Some of this can be chalked up to having necessary limitations on the AI just to be able to program it (in the end, you can't account for all situations that the player will create), some are deliberately hobbled to give the player some kind of chance. In the end if all soldiers in games were actually as intelligently adaptive and lethal as real life soldiers you'd be doing a whole lot of dying, even if you did have a ginormous health bar. They would figure out ways to counteract you, not the other way around.
In the end part of having "believable" AI in a game isn't just down to the AI itself. It's also about limiting the possibility space so that the AI can act intelligently within it. So the player might not be able to do certain things, like call in fake radio messages or prop up a sleeping guard on a stool. The level design will be such that the AI probably won't have a hard time reaching where you are (You never saw a usable ladder in Halo. Even if you could generally jump up a load of boxes, the AI usually couldn't, there had to be a separate path for them). AI's will spawn in and spawn in with no regard for their own lives and the 20 other corpses piled by the door (about the only exception I can think of here is FEAR, where they would avoid going the same route if they saw team mates get felled along it, and say as much). The AI will shout out it's intentions at all times so that you're aware that it's aware of the situation, so that you know it's doing something clever. They don't just keep quiet and use hand signals. All so that you know what they're doing and that they're doing it "smart".

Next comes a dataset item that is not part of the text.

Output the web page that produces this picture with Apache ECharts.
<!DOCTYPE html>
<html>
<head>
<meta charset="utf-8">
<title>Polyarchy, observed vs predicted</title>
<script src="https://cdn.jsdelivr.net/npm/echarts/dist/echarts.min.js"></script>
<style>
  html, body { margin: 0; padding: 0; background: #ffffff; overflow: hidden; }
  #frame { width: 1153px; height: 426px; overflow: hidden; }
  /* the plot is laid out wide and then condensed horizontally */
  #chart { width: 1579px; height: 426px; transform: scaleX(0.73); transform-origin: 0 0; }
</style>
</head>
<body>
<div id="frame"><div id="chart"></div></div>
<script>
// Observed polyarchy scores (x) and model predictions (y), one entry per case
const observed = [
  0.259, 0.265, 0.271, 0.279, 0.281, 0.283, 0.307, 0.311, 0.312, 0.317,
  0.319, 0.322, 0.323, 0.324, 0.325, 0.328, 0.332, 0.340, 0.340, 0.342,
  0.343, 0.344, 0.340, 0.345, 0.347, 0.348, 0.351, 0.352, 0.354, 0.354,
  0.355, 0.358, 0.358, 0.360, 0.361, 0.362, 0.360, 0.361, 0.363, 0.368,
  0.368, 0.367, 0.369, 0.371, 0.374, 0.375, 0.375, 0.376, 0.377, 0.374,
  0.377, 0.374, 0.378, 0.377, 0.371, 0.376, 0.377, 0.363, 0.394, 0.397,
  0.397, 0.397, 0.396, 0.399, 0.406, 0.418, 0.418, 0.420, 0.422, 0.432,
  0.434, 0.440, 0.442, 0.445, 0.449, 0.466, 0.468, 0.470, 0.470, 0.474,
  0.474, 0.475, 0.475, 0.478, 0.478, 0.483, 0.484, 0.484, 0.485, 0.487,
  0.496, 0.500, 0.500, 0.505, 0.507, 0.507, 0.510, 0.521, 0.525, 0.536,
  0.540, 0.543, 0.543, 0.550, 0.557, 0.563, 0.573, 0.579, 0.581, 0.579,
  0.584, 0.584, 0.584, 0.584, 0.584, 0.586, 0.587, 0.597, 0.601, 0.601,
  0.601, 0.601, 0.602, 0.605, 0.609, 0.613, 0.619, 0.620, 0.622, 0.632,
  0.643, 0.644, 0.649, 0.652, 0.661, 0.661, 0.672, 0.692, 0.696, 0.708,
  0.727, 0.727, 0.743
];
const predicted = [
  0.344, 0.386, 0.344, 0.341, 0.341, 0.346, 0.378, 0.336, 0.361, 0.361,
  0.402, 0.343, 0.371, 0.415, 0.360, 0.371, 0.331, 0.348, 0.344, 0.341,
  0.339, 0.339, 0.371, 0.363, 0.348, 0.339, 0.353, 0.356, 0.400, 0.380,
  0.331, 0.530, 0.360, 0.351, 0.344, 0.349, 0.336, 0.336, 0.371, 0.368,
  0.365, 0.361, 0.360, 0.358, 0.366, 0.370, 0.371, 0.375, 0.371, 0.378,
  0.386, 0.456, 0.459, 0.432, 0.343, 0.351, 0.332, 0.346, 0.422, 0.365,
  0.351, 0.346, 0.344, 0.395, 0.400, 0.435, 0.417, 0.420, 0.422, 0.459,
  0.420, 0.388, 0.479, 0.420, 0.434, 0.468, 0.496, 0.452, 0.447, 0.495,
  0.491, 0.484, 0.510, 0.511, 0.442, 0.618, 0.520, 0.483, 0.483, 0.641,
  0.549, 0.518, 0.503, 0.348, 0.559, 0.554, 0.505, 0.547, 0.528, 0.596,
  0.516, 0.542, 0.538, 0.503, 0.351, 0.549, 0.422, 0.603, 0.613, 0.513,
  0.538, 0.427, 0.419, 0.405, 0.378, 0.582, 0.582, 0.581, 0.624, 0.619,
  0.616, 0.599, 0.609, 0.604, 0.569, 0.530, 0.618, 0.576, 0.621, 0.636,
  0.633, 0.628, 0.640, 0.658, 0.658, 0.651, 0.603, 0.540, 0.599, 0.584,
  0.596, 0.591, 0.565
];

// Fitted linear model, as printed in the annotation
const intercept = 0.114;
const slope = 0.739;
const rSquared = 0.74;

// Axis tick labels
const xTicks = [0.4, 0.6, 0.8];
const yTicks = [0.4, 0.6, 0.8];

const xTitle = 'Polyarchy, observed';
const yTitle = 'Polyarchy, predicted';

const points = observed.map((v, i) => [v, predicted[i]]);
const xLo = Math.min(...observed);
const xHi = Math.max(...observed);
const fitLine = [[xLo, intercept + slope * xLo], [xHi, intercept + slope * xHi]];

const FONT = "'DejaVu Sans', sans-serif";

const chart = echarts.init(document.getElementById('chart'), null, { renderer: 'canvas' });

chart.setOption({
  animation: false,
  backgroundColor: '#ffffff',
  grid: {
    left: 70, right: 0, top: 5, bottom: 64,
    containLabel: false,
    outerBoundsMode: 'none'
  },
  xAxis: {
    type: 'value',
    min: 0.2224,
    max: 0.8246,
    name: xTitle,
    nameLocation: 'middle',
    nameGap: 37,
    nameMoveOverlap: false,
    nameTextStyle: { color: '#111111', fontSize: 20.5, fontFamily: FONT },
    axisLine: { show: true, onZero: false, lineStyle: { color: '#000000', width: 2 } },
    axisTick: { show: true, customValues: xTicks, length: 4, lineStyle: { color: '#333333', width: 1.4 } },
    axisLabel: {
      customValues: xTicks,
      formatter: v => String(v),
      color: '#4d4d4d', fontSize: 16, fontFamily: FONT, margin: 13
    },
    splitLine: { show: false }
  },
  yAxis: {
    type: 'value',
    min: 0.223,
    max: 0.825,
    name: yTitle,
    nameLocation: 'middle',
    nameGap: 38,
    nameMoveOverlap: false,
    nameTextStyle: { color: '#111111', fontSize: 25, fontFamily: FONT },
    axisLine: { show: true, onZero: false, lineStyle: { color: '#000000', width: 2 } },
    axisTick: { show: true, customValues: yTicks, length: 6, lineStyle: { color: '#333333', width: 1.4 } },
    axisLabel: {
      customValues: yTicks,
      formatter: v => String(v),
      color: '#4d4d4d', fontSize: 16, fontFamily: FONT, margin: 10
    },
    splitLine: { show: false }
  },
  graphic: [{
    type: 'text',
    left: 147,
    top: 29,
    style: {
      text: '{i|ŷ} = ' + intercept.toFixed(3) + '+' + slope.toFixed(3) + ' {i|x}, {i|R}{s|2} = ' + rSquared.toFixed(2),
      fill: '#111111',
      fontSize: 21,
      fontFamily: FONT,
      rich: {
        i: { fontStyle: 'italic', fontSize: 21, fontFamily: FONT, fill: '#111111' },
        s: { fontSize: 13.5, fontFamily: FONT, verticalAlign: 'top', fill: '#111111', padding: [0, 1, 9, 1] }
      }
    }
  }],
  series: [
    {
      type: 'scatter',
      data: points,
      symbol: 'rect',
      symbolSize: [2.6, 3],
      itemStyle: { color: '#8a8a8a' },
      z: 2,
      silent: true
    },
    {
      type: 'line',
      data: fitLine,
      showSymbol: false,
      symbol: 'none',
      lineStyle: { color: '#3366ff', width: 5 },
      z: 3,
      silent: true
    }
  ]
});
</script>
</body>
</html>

Believable AI in games is largely just a magic trick, little tricks to give a grander illusion. Believable and realistic AI are related, but still separate things, and game devs tend to prefer the former. Honestly, so do I. Realistic AI, truly realistic AI, wouldn't be as much fun to fight against as AI that gives the impression of intelligence whilst still being beatable. In some games and styles, realism is the core gameplay. I don't want my enemies with health bars in ArmA for example, or for enemies in SWAT 4 to be thoroughly predictable. In the more mainstream games though, the AI has to be just smart enough but not too smart.